Two-phase flow in micro scale heat exchangers is considered a promising cooling technique for electronic and other high heat flux devices. Different operating conditions and heat exchanger geometries can lead to different flow patterns, pressure drop and heat transfer characteristics. The performance of two different designs was examined in this study, namely: a microgap and a micro multi-channel configuration. Both heat sinks were manufactured from oxygen-free copper using a high precision micro-milling machine. The microgap was 1 mm high, 20 mm wide and 25 mm long, i.e. had a base area of 20 × 25 mm2, with the fluid entering and exiting vertically in the inlet and outlet plenum. The micro multi-channel heat sink had the same base area, with 40 channels, 0.7 mm high, 0.35 mm wide separated by a wall 0.15 mm thick, with the fluid entering and exiting vertically in the plena.
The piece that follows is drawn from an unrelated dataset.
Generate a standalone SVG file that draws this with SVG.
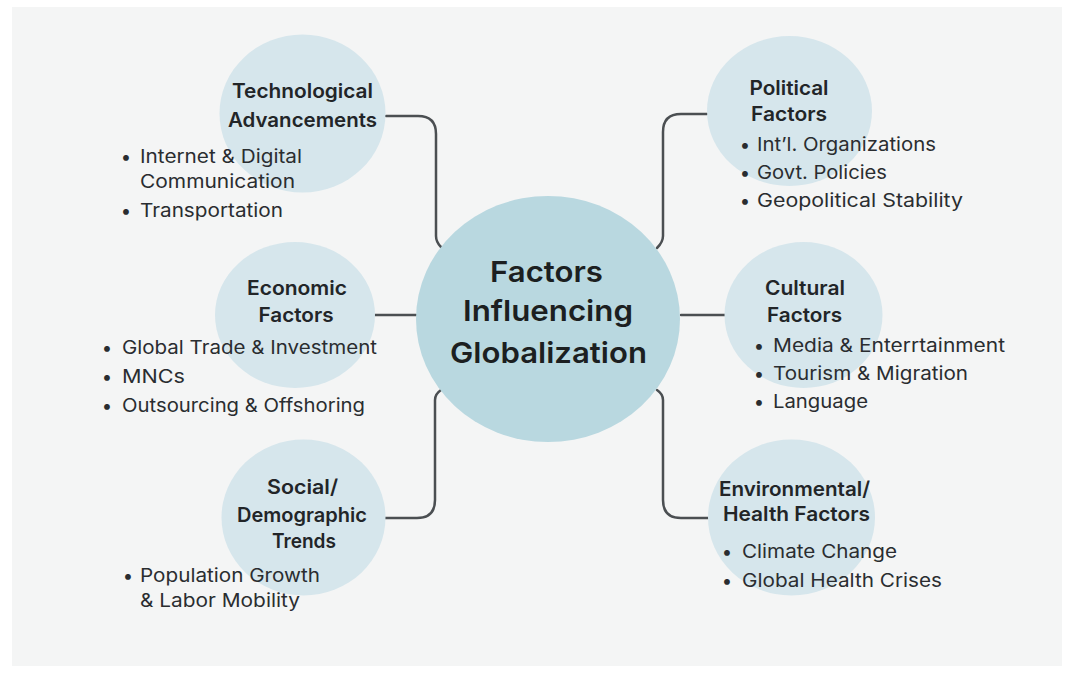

The base heat flux ranged from 34 to 440 kW/m2, while the mass flux varied from 100 to 200 kg/m2 s. The inlet sub-cooling was kept low, at 5 K for both heat sinks. The experiments were performed at atmospheric system pressure. The working fluid used was HFE-7100, a dielectric and eco-friendly refrigerant. Flow visualization was carried out using a high-speed, high-resolution camera. The flow patterns, heat transfer coefficient and pressure drop for the two geometries were obtained and compared. The performance index, i.e. the ratio of the heat transfer rate to the total pressure drop, was also calculated and compared for the two examined geometries.